Report

US Army wants movable tank armor

Because simply adding more static armor just isn't an option.

This post is appearing on Autoblog Military, Autoblog's sub-site dedicated to the vehicles, aircraft and ships of the world's armed forces.

One of the draws of science fiction is that one day, it will become science fact. While we civilians can hope for material replicators and instantaneous transporters, a la Star Trek, the military-industrial complex has its sights pinned on other things. Laser weapons are a popular one, but there's a new proposal from the US Army that's even more extreme – reconfigurable tank armor.

According to the Army's own proposal, it's asking defense contractors to study armor panels that can move up to ten horizontal inches in just five seconds (which sounds like a long time in the heat of combat). The panels themselves would be a square-foot in size, and capable of standing up to a missile or rocket impact. But as fanciful as the project sounds, the reality is that it could be a necessary evolution in tank development.

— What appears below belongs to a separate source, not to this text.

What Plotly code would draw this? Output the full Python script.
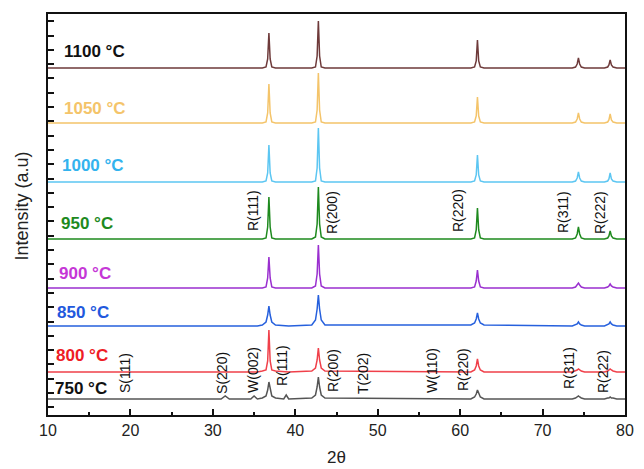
import plotly.graph_objects as go

# shared 2-theta grid (degrees)
two_theta = [10,
             31.0, 31.5, 32.0,
             34.6, 35.0, 35.4,
             36.0, 36.45, 36.65, 36.8, 36.95, 37.15, 37.6,
             38.6, 38.9, 39.2,
             42.0, 42.45, 42.65, 42.8, 42.95, 43.15, 43.6,
             61.3, 61.75, 61.95, 62.1, 62.25, 62.45, 62.9,
             73.6, 74.0, 74.2, 74.35, 74.5, 74.7, 75.1,
             77.5, 77.9, 78.05, 78.2, 78.35, 78.55, 79.0,
             80]

temperatures = ["1100", "1050", "1000", "950", "900", "850", "800", "750"]

# relative intensities (a.u.) above each pattern's baseline
i_1100 = [0, 0,0,0, 0,0,0, 0,1,9,35,9,1,0, 0,0,0, 0,1,12,47,12,1,0, 0,1,7,28,7,1,0, 0,1,4,10,4,1,0, 0,1,3,8,3,1,0, 0]
i_1050 = [0, 0,0,0, 0,0,0, 0,1,10,39,10,1,0, 0,0,0, 0,1,13,50,13,1,0, 0,1,7,26,7,1,0, 0,1,4,10,4,1,0, 0,1,3,9,3,1,0, 0]
i_1000 = [0, 0,0,0, 0,0,0, 0,1,9,37,9,1,0, 0,0,0, 0,1,14,54,14,1,0, 0,1,7,27,7,1,0, 0,1,4,10,4,1,0, 0,1,3,9,3,1,0, 0]
i_950 = [0, 0,0,0, 0,0,0, 0,1,12,42,12,1,0, 0,0,0, 0,2,15,52,15,2,0, 0,1,9,31,9,1,0, 0,1,5,12,5,1,0, 0,1,3,8,3,1,0, 0]
i_900 = [0, 0,0,0, 0,0,0, 0,1,10,31,10,1,0, 0,0,0, 0,2,14,43,14,2,0, 0,1,7,18,7,1,0, 0,1,3,5,3,1,0, 0,1,2,4,2,1,0, 0]
i_850 = [0, 0,0,0, 0,0,0, 1,4,11,20,11,4,1, 0,0,0, 1,6,17,31,17,6,1, 1,3,7,13,7,3,1, 0,1,2,4,2,1,0, 0,1,2,4,2,1,0, 0]
i_800 = [0, 0,0,0, 0,0,0, 1,2,11,42,11,2,1, 0,0,0, 1,4,12,24,12,4,1, 0,2,6,13,6,2,0, 0,1,2,3,2,1,0, 0,1,2,3,2,1,0, 0]
i_750 = [0, 0,3,0, 0,3,0, 1,3,9,17,9,3,1, 0,4,0, 1,4,12,22,12,4,1, 0,2,5,9,5,2,0, 0,1,2,3,2,1,0, 0,1,1,2,1,1,0, 0]
intensities = [i_1100, i_1050, i_1000, i_950, i_900, i_850, i_800, i_750]

# vertical stacking offsets
offsets = [347, 292, 233, 176, 127, 89, 43, 16]

line_colors = ["#6e3a3a", "#f4c46a", "#5cc6f2", "#1e8a1e", "#9a2fcf", "#2660dd", "#f0404a", "#555555"]
label_colors = ["#111111", "#f4c46a", "#33b3ee", "#1e8a1e", "#c537d6", "#2258dd", "#ee1c25", "#111111"]
label_x = [11.7, 11.7, 11.45, 11.3, 11.1, 10.85, 10.75, 10.55]
label_y = [364, 307, 250, 192, 142, 103, 60, 27]

# phase annotations
peak_labels_950 = ["R(111)", "R(200)", "R(220)", "R(311)", "R(222)"]
peak_x_950 = [34.87, 44.45, 59.74, 72.48, 76.97]
peak_y_950 = [204, 203, 204, 203, 202]
peak_labels_750 = ["S(111)", "S(220)", "W(002)", "R(111)", "R(200)", "T(202)", "W(110)", "R(220)", "R(311)", "R(222)"]
peak_x_750 = [19.34, 31.1, 34.87, 38.39, 44.57, 48.21, 56.58, 60.35, 73.2, 77.33]
peak_y_750 = [42, 42, 45, 49, 45, 42, 45, 45, 47, 44]

FONT = "Liberation Sans, Arial, sans-serif"

fig = go.Figure()
for t, vals, off, c in zip(temperatures, intensities, offsets, line_colors):
    fig.add_trace(go.Scatter(x=two_theta, y=[v + off for v in vals], mode="lines",
                             line=dict(color=c, width=1.5), name=t + " °C",
                             showlegend=False))

for t, c, lx, ly in zip(temperatures, label_colors, label_x, label_y):
    fig.add_annotation(x=lx, y=ly, text="<b>" + t + " °C</b>", showarrow=False,
                       xanchor="left", yanchor="middle",
                       font=dict(family=FONT, size=17, color=c))

for txt, px, py in list(zip(peak_labels_950, peak_x_950, peak_y_950)) + list(zip(peak_labels_750, peak_x_750, peak_y_750)):
    fig.add_annotation(x=px, y=py, text=txt, showarrow=False, textangle=-90,
                       xanchor="center", yanchor="middle",
                       font=dict(family=FONT, size=14, color="#111111"))

# axis titles
fig.add_annotation(xref="paper", yref="paper", x=0.5, y=-0.107, text="2θ", showarrow=False,
                   xanchor="center", yanchor="middle", font=dict(family=FONT, size=17, color="#222222"))
fig.add_annotation(xref="paper", yref="paper", x=-0.045, y=0.52, text="Intensity (a.u)", showarrow=False,
                   textangle=-90, xanchor="center", yanchor="middle",
                   font=dict(family=FONT, size=18, color="#222222"))

fig.update_layout(
    width=644, height=469,
    margin=dict(l=40, r=27, t=6, b=62, autoexpand=False),
    plot_bgcolor="white", paper_bgcolor="white",
    font=dict(family=FONT, color="#222222"),
)
fig.update_xaxes(range=[10, 80], tick0=10, dtick=10, ticks="inside", ticklen=6, tickwidth=1.5,
                 tickcolor="#111", showline=True, linecolor="#111", linewidth=1.8, mirror=True,
                 showgrid=False, zeroline=False, tickfont=dict(size=16), automargin=False,
                 minor=dict(ticks="inside", dtick=5, ticklen=3, tickcolor="#111"))
fig.update_yaxes(range=[0, 401], tick0=7.7, dtick=14.3, ticks="inside", ticklen=6, tickwidth=1.5,
                 tickcolor="#111", showline=True, linecolor="#111", linewidth=1.8, mirror=True,
                 showgrid=False, zeroline=False, showticklabels=False, automargin=False)

fig.write_html("out.html")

The movable armor is in response to conventional tank armor systems that "are essentially static and unable to respond to unanticipated changes in threats deployed against the system; essentially the army has limited potential to increase the capabilities of current static armor recipes in order to balance size, weight, and performance requirements," the Army's proposal reads. In other words, simply adding more armor, which has been the go-to philosophy for tank development since World War I, is no longer feasible.

And neither, according to the proposal, is an Active Protection System that could detonate a missile before it reaches the tank. As The National Interest suggests, if an APS intercepts a missile, it could harm infantrymen outside the tank. Building movable armor could mean similar levels of protection for troops both inside and outside the tank, and we'd have to imagine it'd be easier to develop than a full-blown APS system.